Pawn Hearts è il quarto album dei Van Der Graaf Generator, quello che consegna il gruppo alla leggenda del prog.
Peter Hammill, leader del gruppo, che si autodefinì il ‘necromante’ si rivela un genio assoluto del canto drammatico.
La chitarra è presente solo in qualche accenno sublime grazie all’ospite di riguardo Fripp, mentre domina il sassofono virtuoso di Jackson che ci proietta in un mondo caotico e terrificante, dove trionfano la tecnica e la fantasia. Il risultato è un suono”Dark Progressive” con echi gotici amplificati dall’organo di Banton e dall’incalzare della batteria di Evans.
Il disco vuole esternare le riflessioni intime di Hammill sui misteri dell’esistenza: l’immensità del cosmo rispetto all’insignificante vita dell’ uomo, il non senso di un’esistenza breve, quella umana, e destinata a finire, il declino dell’umanità intera…
E ancora, il senso di impotenza dell’uomo di fronte al Destino, la crudeltà della vita ed il significato mistico della morte.
La rabbia e la tristezza sono le note dominanti del canto di Hammill nel primo e drammatico pezzo. In sottofondo il sax di Jackson suona come una campana a morte per l’umanità, avvolta dal caos esteriore e vittima di un profondo e incolmabile vuoto interiore.
Il secondo pezzo”Man-Erg” è l’esternazione di Hammill sul tormentato mondo interiore che si dibatte nel suo inconscio: angeli e demoni si agitano dentro di lui a simboleggiare il senso di non appartenenza dell’uomo, la sua difficoltà a trovare la propria identità.
Il brano si apre con un piano che domina e la la voce di Peter canta dolcemente fino a precipitare su toni decisamente drammatici, accompagnato da un’ossessionante e a tratti sgradevole riff di chitarra dell’ospite Fripp: un pezzo che scaturisce dall’inconscio e che lascia l’ascoltatore attonito e turbato.

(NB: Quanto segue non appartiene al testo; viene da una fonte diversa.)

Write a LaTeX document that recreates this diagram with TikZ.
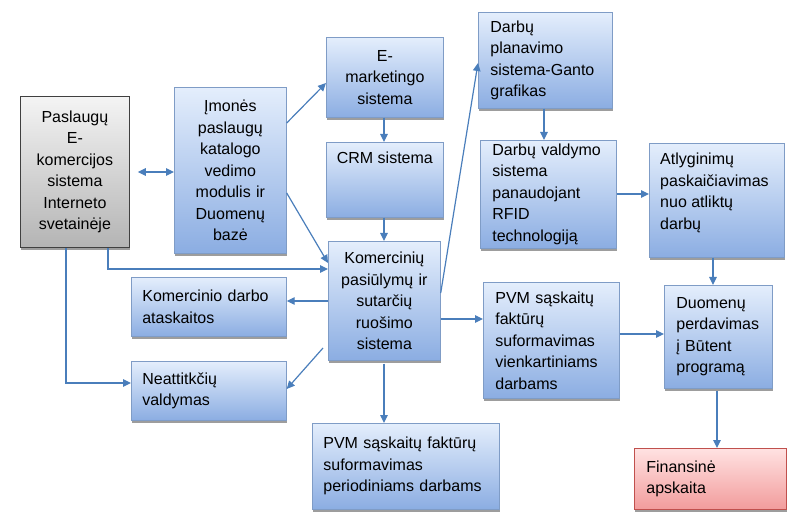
\documentclass[tikz,border=0pt]{standalone}
\usepackage{fontspec}
\setmainfont{Liberation Sans}
\usetikzlibrary{arrows.meta,shadows}
\hyphenpenalty=10000
\exhyphenpenalty=10000
\definecolor{btop}{HTML}{E4EEFC}
\definecolor{bbot}{HTML}{8BADE2}
\definecolor{bdraw}{HTML}{7F9CC6}
\definecolor{gtop}{HTML}{F4F4F4}
\definecolor{gbot}{HTML}{B4B4B4}
\definecolor{gdraw}{HTML}{404040}
\definecolor{rtop}{HTML}{FFE2E2}
\definecolor{rbot}{HTML}{F29C9C}
\definecolor{rdraw}{HTML}{C0504D}
\definecolor{arrc}{HTML}{4A7EBB}
\tikzset{
  base/.style={anchor=north west, inner ysep=2pt, font=\fontsize{16}{21.5}\selectfont,
    drop shadow={shadow xshift=1pt, shadow yshift=-2.6pt, fill=black!55, opacity=0.7}},
  bluebox/.style={base, draw=bdraw, line width=0.7pt, top color=btop, bottom color=bbot},
  graybox/.style={base, draw=gdraw, line width=0.8pt, top color=gtop, bottom color=gbot},
  redbox/.style={base, draw=rdraw, line width=0.7pt, top color=rtop, bottom color=rbot},
  ctr/.style={align=center, inner xsep=8pt},
  lft/.style={align=left, inner xsep=12pt},
  lbl/.style={font=\fontsize{16}{21.5}\selectfont, inner sep=0pt, align=left},
  arr/.style={draw=arrc, line width=1.2pt, -{Triangle[length=8pt,width=7.5pt]}},
  dbl/.style={draw=arrc, line width=1.2pt, {Triangle[length=8pt,width=7.5pt]}-{Triangle[length=8pt,width=7.5pt]}}
}
\begin{document}
\begin{tikzpicture}[x=1pt,y=-1pt]
\useasboundingbox (0,0) rectangle (800,526);
% boxes
\node[graybox, ctr, minimum width=109pt, minimum height=151pt, text width=93pt] (pas) at (20,96)
  {Paslaugų\\E-\\komercijos\\sistema\\Interneto\\svetainėje};
\node[bluebox, ctr, minimum width=112pt, minimum height=166pt, text width=96pt] (imo) at (174,87)
  {Įmonės\\paslaugų\\katalogo\\vedimo\\modulis ir\\Duomenų\\bazė};
\node[bluebox, ctr, minimum width=117pt, minimum height=80pt, text width=101pt] (emk) at (326,37)
  {E-\\marketingo\\sistema};
\node[bluebox, minimum width=117pt, minimum height=75pt,
  label={[lbl, anchor=north, yshift=-10pt]north:CRM sistema}] (crm) at (326,142) {};
\node[bluebox, ctr, minimum width=112pt, minimum height=119pt, text width=96pt] (kom) at (328,241)
  {Komercinių\\pasiūlymų ir\\sutarčių\\ruošimo\\sistema};
\node[bluebox, lft, minimum width=134pt, minimum height=96pt, text width=110pt] (dpl) at (478,12)
  {Darbų\\planavimo\\sistema-Ganto\\grafikas};
\node[bluebox, lft, minimum width=136pt, minimum height=108pt, text width=112pt] (dvl) at (480,140)
  {Darbų valdymo\\sistema\\panaudojant\\RFID\\technologiją};
\node[bluebox, minimum width=135pt, minimum height=114pt,
  label={[lbl, anchor=north west, xshift=11pt, yshift=-10pt]north west:Atlyginimų\\paskaičiavimas\\nuo atliktų\\darbų}] (atl) at (649,143) {};
\node[bluebox, lft, minimum width=108pt, minimum height=103pt, text width=84pt] (duo) at (664,285)
  {Duomenų\\perdavimas\\į Būtent\\programą};
\node[bluebox, lft, minimum width=136pt, minimum height=116pt, text width=112pt] (pvm1) at (483,282)
  {PVM sąskaitų\\faktūrų\\suformavimas\\vienkartiniams\\darbams};
\node[redbox, lft, minimum width=152pt, minimum height=61pt, text width=128pt] (fin) at (634,448)
  {Finansinė\\apskaita};
\node[bluebox, lft, inner xsep=11pt, minimum width=155pt, minimum height=59pt, text width=133pt] (kda) at (131,277)
  {Komercinio darbo\\ataskaitos};
\node[bluebox, lft, inner xsep=11pt, minimum width=155pt, minimum height=59pt, text width=133pt] (nea) at (131,361)
  {Neattitkčių\\valdymas};
\node[bluebox, lft, inner xsep=11pt, minimum width=187pt, minimum height=86pt, text width=165pt] (pvm2) at (312,423)
  {PVM sąskaitų faktūrų\\suformavimas\\periodiniams darbams};
% connectors
\draw[dbl] ([xshift=8pt]pas.east |- 0,172) -- (imo.west |- 0,172);
\draw[arr] (imo.east |- 0,123) -- (emk.west |- 0,83);
\draw[arr] (imo.east |- 0,193) -- (kom.west |- 0,263);
\draw[arr] (pas.south -| 108,0) |- (kom.west |- 0,269);
\draw[arr] (pas.south -| 66,0) |- (nea.west |- 0,383);
\draw[arr] (emk.south -| 384,0) -- (crm.north -| 384,0);
\draw[arr] (crm.south -| 384,0) -- (kom.north -| 384,0);
\draw[arr] (kom.east |- 0,293) -- (dpl.west |- 0,63);
\draw[arr] (dpl.south -| 544,0) -- (dvl.north -| 544,0);
\draw[arr] (dvl.east |- 0,194) -- (atl.west |- 0,194);
\draw[arr] (atl.south -| 713,0) -- (duo.north -| 713,0);
\draw[arr] (kom.east |- 0,319) -- (pvm1.west |- 0,319);
\draw[arr] (pvm1.east |- 0,334) -- (duo.west |- 0,334);
\draw[arr] ([yshift=-2pt]duo.south -| 717,0) -- (fin.north -| 717,0);
\draw[arr] (kom.west |- 0,301) -- (kda.east |- 0,301);
\draw[arr] ([xshift=-5pt]kom.west |- 0,348) -- (nea.east |- 0,389);
\draw[arr] ([yshift=-3pt]kom.south -| 384,0) -- (pvm2.north -| 384,0);
\end{tikzpicture}
\end{document}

Il pezzo più importante dell’album è certamente “A plague of lighthouse keepers” dove ci arrivano dritte al cervello la solitudine e l’impotenza di un uomo perso in mare aperto, le sue visioni oniriche, il suo aggrapparsi alla vita nonostante la coscienza dell’imminenza della morte. In summa, tutti i temi esistenziali che agitano la mente di Hammill e che lui traduce abilmente in musica. La lunghissima traccia dura ventiquattro minuti ed è suddivisa in molte parti ognuna musicalmente unica e diversa dalle altre, ma sempre pervasa dal senso di disperazione e dalla drammaticità derivante dalla constatazione desolata della crudeltà della vita.
“Sto ancora aspettando il mio salvatore, le tempeste fanno a pezzi i miei arti… Sono un uomo solitario, la mia solitudine è reale, i miei occhi hanno prodotto una nuda testimonianza e ora le mie notti sono contate…”
Il mare nel quale l’uomo è perso rappresenta l’inconscio, misteriosa e sconosciuta dimensione nella quale prendono forma tutti i nostri incubi e sogni.
Qui un estratto del pezzo, la cui forza evocativa ne fa un mirabile esempio nonché rappresentazione dell’intento del gruppo, ma anche di tutto il ‘movimento’ prog di quegli anni:
“Non voglio odiare
Voglio solo crescere
Perché non posso lasciarmi
Vivere ed essere libero?
Invece muoio lentissimamente da solo
Non conosco altre vie
Ho così tanta paura
Me stesso non mi lascia essere
Solo me stesso
E così sono completamente solo…”
Chiudete gli occhi, ascoltate e fatevi portare via, nei meandri del vostro inconscio.